Smith took the time out of his summer vacation from college to teach classes at the G.O. CDC community center on Station Avenue. These three-hour classes ran for three months, three days per week.
"He devoted his time and skills to teach computer classes free of charge," said Frances Norman, food coordinator at G.O. CDC. "He instructed a broad age-range of students, yet treated each student with the utmost respect."
Smith's teaching skills and presentations go well beyond his years, Norman said.
Smith started teaching at G.O. CDC three years ago, when he was a senior at Lakeside High School, beginning with a basic-level computer class. Upon completing the first class, each student received a laptop, made possible by a grant from the York Foundation.

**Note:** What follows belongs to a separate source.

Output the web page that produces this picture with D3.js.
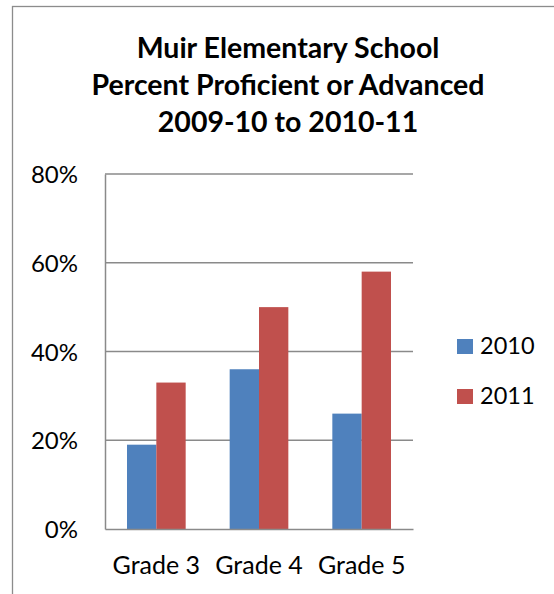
<!DOCTYPE html>
<html>
<head>
<meta charset="utf-8">
<script src="https://cdn.jsdelivr.net/npm/d3@7"></script>
<style>
  body { margin: 0; background: #fff; }
  svg { display: block; }
  text { font-family: Lato, "Open Sans", sans-serif; fill: #000; }
</style>
</head>
<body>
<div id="chart"></div>
<script>
// Chart data
const grades = ["Grade 3", "Grade 4", "Grade 5"];
const years = ["2010", "2011"];
const values2010 = [0.19, 0.36, 0.26];
const values2011 = [0.33, 0.50, 0.58];
const yTicks = [0, 0.2, 0.4, 0.6, 0.8];
const titleLines = ["Muir Elementary School", "Percent Proficient or Advanced", "2009-10 to 2010-11"];
const colors = ["#4F81BD", "#C0504D"];

function drawChart() {
    const W = 554, H = 594;
    const plot = { left: 105, top: 174, right: 413, bottom: 529 };

    const svg = d3.select('#chart')
        .append('svg')
        .attr('width', W)
        .attr('height', H);

    // chart area border (runs off the right and bottom)
    svg.append('rect')
        .attr('x', 12.5).attr('y', 6.5)
        .attr('width', 560).attr('height', 610)
        .attr('fill', 'none')
        .attr('stroke', '#8c8c8c')
        .attr('stroke-width', 1.3);

    // title
    svg.append('text')
        .attr('text-anchor', 'middle')
        .attr('font-weight', 'bold')
        .attr('font-size', 28.5)
        .selectAll('tspan')
        .data(titleLines)
        .enter()
        .append('tspan')
        .attr('x', 288)
        .attr('y', (d, i) => 58 + i * 37)
        .text(d => d);

    const x0 = d3.scaleBand()
        .domain(grades)
        .range([plot.left, plot.right]);

    // Excel gap width 150%: each bar = band / 3.5
    const barW = x0.bandwidth() / 3.5;
    const x1 = d3.scaleBand()
        .domain(years)
        .range([0, barW * 2]);

    const y = d3.scaleLinear()
        .domain([0, 0.8])
        .range([plot.bottom, plot.top]);

    // gridlines
    svg.append('g')
        .selectAll('line')
        .data(yTicks.filter(d => d > 0))
        .enter()
        .append('line')
        .attr('x1', plot.left).attr('x2', plot.right)
        .attr('y1', d => y(d)).attr('y2', d => y(d))
        .attr('stroke', '#8a8a8a')
        .attr('stroke-width', 1.5);

    // bars
    const series = [values2010, values2011];
    const groups = svg.append('g')
        .selectAll('g')
        .data(grades)
        .enter()
        .append('g')
        .attr('transform', d => 'translate(' + (x0(d) + (x0.bandwidth() - barW * 2) / 2) + ',0)');

    groups.selectAll('rect')
        .data((d, gi) => years.map((yr, si) => ({ yr: yr, v: series[si][gi], c: colors[si] })))
        .enter()
        .append('rect')
        .attr('x', d => x1(d.yr))
        .attr('y', d => y(d.v))
        .attr('width', x1.bandwidth())
        .attr('height', d => y(0) - y(d.v))
        .attr('fill', d => d.c);

    // y axis
    const yAxis = svg.append('g')
        .attr('transform', 'translate(' + plot.left + ',0)')
        .call(d3.axisLeft(y).tickValues(yTicks).tickFormat(d3.format('.0%')).tickSize(0).tickPadding(27));
    yAxis.select('.domain').attr('stroke', '#8a8a8a').attr('stroke-width', 1.5);
    yAxis.selectAll('text').attr('font-size', 24).attr('font-family', 'Lato').attr('dy', '0.36em');

    // x axis
    const xAxis = svg.append('g')
        .attr('transform', 'translate(0,' + plot.bottom + ')')
        .call(d3.axisBottom(x0).tickSize(0).tickPadding(27));
    xAxis.select('.domain').attr('stroke', '#8a8a8a').attr('stroke-width', 1.5);
    xAxis.selectAll('text').attr('font-size', 25).attr('font-family', 'Lato').attr('dy', '0.71em');

    // legend
    const legend = svg.selectAll('.legend')
        .data(years)
        .enter()
        .append('g')
        .attr('class', 'legend')
        .attr('transform', (d, i) => 'translate(457,' + (339 + i * 50) + ')');

    legend.append('rect')
        .attr('width', 16)
        .attr('height', 15)
        .attr('fill', (d, i) => colors[i]);

    legend.append('text')
        .attr('x', 23)
        .attr('y', 15)
        .attr('font-size', 23.5)
        .text(d => d);
}

document.addEventListener("DOMContentLoaded", drawChart);
</script>
</body>
</html>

Ashtabula Area City Schools Superintendent Patrick Colucci said Smith is a "phenomenal example" of how hard work and persistence can turn into success. Smith graduated in 2014 with a 3.8 GPA and won the presidential academic excellence award.
"He is a high-achieving student that knows how to overcome adversity," Colucci said. "We are so proud of all he has done for himself, our students and community. He has a great future ahead of him."
Smith developed his own curriculum, syllabus, quizzes, tests and assignments. The Ashtabula Area City Schools District provided the computers and equipment, making the classes possible.
"I still teach computers at G.O. CDC, but with my class schedule, it's much harder to teach full-time," Smith said. "During the summer, I taught a variety of classes: Introduction to Microsoft Office, Computer Basics and Intermediate Computers."
He said he would like to teach math, so he's thinking about starting at intermediate algebra class.
"One reason I teach is because I love learning things," Smith said. "I believe learning is something that should be enjoyable and exciting, and getting to be the person who turns on that light bulb in the student's mind and help them feel successful is awesome."
Smith is now going to college for computer engineering, but his students said he should go for a teaching degree.
“Olajuwan is a great teacher,” Ashtabula resident Dee Jones said. “He’s very knowledgeable. He makes sure we all understand.”
A graduate of Lakeside High School, Smith is a sophomore at the University of Akron and part of the university's Co-Op program.
"Choosing to co-op means I will complete my first five semesters of study and then begin alternating a semester of paid employment in my major with a semester of classroom study, until my senior level," he said. This program enables me to integrate classroom instruction with practical and valuable on-the-job experience."
At the end of five years, Smith will have accumulated 12 or more months of work experience.
"I want to be a success story from Ashtabula," he said.